When my dad was in hospice last year, Tom was making margaritas and we were eating a perfectly healthy meal. And then about an hour after dinner I decided that I wanted a nibble. Which turned into cheese and crackers. Which turned into two boxes of triscuits and two blocks of cheese, plus some garlic stuffed olives and dill pickles being inhaled by my brother/sister-in-law/nephews/mother/Tom/the Poodle/me. The next day, when dad had had a fitful night and we were all a bit panicked, the food came out again and I proclaimed, "Let the horking begin!" Horking was a made up word. Something that just came out of my mouth. It's become a family joke, and I made t-shirts for my nephews last Christmas that have the family phrase across the chest. We thought it was an inside joke. And the people at Neighborhoodies hadn't heard of it. Two people asked me what it meant.

And now it's in the Wiktionary. And they use the word in Ratatouille. And in the Urban Dictionary they claim it means to snort a lot of cocaine, which is so not correct.

I should have gotten a copyright on it. The rat bastards.

9 comments:

kirelimel said...

Yet another reason to hate that awful Ratatouille movie- I hated it and ironically, felt like a caged rat when I had to take my darlings to it- never since Fresh Horses have I wanted to leave a theater more.

Melinda June said...

I quite liked the movie.
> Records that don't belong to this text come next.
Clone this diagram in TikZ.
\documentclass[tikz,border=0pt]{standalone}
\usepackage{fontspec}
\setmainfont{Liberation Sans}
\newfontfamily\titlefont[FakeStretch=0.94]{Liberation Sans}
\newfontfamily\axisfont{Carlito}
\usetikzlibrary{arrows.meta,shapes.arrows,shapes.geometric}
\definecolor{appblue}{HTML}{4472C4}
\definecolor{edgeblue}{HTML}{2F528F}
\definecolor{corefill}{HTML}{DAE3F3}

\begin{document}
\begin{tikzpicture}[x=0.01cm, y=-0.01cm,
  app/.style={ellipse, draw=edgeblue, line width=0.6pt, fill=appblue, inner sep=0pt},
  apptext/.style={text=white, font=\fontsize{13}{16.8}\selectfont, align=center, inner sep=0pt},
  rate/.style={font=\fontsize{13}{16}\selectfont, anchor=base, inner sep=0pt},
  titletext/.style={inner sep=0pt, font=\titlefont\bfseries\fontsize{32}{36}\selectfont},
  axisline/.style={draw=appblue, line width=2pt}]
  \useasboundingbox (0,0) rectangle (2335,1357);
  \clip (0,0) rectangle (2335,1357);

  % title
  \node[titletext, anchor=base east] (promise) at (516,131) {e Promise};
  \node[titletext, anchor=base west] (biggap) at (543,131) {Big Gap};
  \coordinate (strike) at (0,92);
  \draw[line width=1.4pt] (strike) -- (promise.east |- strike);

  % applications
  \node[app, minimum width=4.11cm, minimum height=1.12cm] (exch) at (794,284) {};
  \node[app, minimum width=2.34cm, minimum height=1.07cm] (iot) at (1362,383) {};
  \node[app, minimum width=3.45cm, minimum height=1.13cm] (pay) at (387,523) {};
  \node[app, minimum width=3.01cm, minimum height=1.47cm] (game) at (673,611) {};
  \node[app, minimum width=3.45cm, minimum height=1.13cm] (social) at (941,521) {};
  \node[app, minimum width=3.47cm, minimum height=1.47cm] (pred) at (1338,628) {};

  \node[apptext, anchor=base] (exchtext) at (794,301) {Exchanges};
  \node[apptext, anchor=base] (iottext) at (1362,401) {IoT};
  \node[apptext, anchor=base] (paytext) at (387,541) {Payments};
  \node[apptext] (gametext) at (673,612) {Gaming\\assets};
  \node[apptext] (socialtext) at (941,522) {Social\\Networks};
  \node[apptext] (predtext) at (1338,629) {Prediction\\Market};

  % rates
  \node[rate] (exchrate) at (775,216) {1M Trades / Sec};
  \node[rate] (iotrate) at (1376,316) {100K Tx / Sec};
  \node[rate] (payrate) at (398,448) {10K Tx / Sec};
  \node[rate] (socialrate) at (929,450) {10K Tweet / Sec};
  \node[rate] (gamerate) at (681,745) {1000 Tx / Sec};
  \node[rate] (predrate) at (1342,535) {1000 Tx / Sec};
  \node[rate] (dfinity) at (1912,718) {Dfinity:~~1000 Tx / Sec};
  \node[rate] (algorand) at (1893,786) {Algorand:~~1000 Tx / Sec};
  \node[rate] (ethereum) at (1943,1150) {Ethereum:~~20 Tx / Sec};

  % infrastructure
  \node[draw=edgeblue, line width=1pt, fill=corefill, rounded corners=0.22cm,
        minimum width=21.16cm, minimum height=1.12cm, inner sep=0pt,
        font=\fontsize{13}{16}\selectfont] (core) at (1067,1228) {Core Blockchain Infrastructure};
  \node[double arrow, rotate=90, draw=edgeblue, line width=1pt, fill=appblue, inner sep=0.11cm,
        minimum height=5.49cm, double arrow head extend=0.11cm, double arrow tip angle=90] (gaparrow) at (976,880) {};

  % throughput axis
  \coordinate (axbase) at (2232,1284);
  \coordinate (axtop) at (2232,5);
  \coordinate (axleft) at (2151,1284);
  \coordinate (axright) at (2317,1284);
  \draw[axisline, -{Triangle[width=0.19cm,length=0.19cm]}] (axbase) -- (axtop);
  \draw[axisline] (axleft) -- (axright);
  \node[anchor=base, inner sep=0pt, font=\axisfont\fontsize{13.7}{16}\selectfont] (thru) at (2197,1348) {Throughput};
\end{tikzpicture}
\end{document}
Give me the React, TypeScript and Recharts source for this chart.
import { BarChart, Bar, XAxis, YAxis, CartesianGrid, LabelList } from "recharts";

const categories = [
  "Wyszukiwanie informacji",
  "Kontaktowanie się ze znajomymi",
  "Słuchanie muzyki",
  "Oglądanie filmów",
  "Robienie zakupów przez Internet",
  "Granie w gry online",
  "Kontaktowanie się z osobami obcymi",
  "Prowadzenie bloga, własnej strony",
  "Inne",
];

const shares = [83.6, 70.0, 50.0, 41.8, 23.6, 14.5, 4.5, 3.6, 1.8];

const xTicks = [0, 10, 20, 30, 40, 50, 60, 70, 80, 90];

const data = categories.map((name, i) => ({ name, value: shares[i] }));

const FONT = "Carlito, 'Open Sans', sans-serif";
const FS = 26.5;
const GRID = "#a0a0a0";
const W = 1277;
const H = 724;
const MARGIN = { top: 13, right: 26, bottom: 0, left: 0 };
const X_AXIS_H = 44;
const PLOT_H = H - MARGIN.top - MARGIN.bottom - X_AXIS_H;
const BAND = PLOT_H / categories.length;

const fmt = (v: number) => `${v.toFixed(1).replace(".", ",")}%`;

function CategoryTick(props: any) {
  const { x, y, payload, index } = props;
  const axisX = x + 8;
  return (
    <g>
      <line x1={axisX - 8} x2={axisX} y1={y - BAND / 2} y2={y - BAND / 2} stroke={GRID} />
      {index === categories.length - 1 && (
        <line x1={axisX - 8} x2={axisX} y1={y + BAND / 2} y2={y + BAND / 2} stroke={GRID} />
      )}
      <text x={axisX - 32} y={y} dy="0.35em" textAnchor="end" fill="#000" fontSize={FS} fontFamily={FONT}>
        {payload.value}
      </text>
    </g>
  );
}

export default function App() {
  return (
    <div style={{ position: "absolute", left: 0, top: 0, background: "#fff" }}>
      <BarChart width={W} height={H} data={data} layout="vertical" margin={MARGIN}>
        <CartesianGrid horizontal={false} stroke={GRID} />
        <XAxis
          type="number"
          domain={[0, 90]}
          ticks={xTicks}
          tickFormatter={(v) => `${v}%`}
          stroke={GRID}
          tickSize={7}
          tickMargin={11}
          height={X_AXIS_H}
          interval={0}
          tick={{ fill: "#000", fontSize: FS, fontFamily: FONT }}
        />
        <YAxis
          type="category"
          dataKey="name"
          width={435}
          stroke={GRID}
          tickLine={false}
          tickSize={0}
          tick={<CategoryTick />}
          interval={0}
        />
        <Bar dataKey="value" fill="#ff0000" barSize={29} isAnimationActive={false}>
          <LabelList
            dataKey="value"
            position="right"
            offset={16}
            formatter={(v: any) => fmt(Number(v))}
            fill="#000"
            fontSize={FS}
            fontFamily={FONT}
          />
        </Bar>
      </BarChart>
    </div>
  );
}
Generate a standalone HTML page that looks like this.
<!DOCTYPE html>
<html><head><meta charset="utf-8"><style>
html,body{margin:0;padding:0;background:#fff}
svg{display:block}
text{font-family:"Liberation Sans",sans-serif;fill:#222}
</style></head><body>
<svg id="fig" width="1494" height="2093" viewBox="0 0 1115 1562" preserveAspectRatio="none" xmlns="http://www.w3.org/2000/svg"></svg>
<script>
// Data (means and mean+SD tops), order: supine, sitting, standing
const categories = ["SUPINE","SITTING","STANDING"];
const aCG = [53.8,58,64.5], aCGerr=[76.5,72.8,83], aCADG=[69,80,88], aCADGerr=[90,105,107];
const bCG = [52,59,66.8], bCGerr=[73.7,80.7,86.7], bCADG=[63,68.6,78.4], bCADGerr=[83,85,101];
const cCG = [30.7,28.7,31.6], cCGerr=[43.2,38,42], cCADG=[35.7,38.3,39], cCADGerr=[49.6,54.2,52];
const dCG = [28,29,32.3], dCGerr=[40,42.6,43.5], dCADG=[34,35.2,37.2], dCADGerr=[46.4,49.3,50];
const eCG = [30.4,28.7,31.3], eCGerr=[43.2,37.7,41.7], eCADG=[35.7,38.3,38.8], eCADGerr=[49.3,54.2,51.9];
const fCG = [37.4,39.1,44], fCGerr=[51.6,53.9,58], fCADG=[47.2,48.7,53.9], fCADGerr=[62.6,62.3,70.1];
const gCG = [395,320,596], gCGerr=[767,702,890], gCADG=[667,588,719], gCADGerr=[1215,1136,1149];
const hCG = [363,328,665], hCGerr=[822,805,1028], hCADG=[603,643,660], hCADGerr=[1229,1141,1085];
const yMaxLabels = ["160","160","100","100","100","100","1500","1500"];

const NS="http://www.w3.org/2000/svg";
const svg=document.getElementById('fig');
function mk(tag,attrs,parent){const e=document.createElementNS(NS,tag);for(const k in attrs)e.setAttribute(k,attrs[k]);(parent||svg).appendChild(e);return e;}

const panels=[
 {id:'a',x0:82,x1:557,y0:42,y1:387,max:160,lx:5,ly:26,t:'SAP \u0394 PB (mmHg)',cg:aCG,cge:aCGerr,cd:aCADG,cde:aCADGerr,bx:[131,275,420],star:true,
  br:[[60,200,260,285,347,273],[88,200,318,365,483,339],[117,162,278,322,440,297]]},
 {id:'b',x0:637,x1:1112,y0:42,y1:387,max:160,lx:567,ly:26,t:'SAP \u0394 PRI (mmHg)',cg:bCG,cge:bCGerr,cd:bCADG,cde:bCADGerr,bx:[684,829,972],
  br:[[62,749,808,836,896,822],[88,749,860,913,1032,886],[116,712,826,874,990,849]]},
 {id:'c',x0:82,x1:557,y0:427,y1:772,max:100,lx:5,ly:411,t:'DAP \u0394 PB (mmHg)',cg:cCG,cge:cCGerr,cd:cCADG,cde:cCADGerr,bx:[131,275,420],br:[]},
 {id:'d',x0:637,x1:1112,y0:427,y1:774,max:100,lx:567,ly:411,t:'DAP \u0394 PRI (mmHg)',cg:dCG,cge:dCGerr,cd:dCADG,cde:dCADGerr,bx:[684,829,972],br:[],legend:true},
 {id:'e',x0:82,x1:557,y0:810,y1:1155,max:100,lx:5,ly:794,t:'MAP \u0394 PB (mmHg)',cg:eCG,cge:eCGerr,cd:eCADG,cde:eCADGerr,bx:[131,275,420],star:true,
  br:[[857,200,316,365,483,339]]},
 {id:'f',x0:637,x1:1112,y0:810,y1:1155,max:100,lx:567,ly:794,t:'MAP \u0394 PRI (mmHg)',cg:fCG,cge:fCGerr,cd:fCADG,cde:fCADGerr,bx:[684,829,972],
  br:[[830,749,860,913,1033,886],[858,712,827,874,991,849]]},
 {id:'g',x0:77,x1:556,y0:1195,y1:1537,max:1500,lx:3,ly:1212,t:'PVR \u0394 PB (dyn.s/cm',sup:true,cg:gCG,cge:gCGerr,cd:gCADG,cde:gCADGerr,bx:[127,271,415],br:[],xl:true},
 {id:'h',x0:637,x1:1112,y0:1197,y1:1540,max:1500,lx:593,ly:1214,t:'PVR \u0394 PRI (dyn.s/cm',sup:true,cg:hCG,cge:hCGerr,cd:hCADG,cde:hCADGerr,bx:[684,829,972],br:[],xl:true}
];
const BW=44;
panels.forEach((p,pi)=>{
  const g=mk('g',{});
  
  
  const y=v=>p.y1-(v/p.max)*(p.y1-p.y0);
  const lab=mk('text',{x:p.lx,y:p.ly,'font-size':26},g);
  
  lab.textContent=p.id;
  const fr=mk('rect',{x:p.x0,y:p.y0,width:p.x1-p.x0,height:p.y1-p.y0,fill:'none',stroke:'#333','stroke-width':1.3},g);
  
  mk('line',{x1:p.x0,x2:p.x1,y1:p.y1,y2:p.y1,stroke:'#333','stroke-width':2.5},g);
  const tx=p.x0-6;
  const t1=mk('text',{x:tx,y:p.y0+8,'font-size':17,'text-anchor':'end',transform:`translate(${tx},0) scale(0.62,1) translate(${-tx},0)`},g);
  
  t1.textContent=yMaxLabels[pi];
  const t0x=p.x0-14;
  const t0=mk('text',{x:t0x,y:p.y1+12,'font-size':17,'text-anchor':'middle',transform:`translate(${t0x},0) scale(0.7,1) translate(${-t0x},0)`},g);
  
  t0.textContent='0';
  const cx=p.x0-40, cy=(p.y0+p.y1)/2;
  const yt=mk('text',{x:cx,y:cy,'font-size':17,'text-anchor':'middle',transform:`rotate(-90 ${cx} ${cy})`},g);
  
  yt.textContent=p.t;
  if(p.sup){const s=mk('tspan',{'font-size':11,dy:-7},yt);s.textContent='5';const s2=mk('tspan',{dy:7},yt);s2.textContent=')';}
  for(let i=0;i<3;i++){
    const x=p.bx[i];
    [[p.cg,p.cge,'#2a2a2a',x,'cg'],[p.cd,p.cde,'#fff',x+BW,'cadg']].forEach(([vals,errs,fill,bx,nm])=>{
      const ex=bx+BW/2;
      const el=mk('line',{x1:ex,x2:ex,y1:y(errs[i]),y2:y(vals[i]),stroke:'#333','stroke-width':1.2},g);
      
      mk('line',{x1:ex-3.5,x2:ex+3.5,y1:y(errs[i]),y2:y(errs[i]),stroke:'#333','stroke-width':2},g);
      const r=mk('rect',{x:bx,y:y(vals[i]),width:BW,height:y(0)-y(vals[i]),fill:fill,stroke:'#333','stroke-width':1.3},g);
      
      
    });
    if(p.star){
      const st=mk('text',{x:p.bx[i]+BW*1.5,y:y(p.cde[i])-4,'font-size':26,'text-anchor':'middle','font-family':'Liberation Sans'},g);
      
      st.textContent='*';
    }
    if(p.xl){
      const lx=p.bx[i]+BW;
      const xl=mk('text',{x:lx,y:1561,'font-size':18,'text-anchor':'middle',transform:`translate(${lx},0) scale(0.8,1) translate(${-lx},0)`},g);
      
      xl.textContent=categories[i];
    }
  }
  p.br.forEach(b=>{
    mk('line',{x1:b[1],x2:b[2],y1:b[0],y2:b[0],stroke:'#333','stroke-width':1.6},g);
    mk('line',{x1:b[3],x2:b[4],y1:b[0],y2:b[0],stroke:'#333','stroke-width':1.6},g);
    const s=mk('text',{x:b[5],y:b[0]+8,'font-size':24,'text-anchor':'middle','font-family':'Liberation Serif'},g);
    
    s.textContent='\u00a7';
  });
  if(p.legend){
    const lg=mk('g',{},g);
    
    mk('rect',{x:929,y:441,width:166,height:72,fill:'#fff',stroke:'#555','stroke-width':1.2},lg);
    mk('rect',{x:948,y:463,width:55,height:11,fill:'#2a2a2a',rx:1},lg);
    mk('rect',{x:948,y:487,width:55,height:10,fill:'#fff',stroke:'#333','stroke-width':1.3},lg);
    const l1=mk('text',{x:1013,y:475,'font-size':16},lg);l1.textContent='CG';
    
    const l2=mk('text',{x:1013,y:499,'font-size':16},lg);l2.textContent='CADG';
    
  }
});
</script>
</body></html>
I'm just mad that they took my word. But they did use it in the proper context, so at least that's something.

kirelimel said...

You can like it because you have gotten to chose which animated animal movies you get to see, here at our house, we've had to suffer them all. I am at my wit's end with talking animals. And rats, well, not the most endearing creature in my book.

michaelg said...

I always thought horking meant the same thing as hurling, which is not to be confused with the sport involving ice, a stone and brooms.

Melinda June said...

I guess it's just a versatile word. But in my parlance, hurling would be a reverse hork.

lulu said...

I've referred to eating mass quantities of food as horking for years.

Coaster Punchman said...

That particular margarita night had its bittersweet moments. For example, that's the night your sister in law was talking about how your whole family licks their spoons. "Licky licky licky!" she proclaimed repeatedly until your brother made her go to bed. Wait, I think that night was appletinis.

Mnmom said...

My family is the same. My mom always said if someone rattled a spoon in the kitchen everyone would come running. So it became known as a "spoon rattling". My Dad's family had a lovely verb - to Fronna - named after his Aunt Fronna - which meant to cut "just a little piece" of something because you were such a light little eater, then you'd cut just a little more until to whole hunk of cheese or the entire layer cake was gone.

When my sibs get together, the first thing that happens is the cheese and crackers come out followed by the beer, wine, mojitos, margaritas, etc.

Melinda June said...

Glad to know another family does this. It's shameful the amount we eat on a family weekend.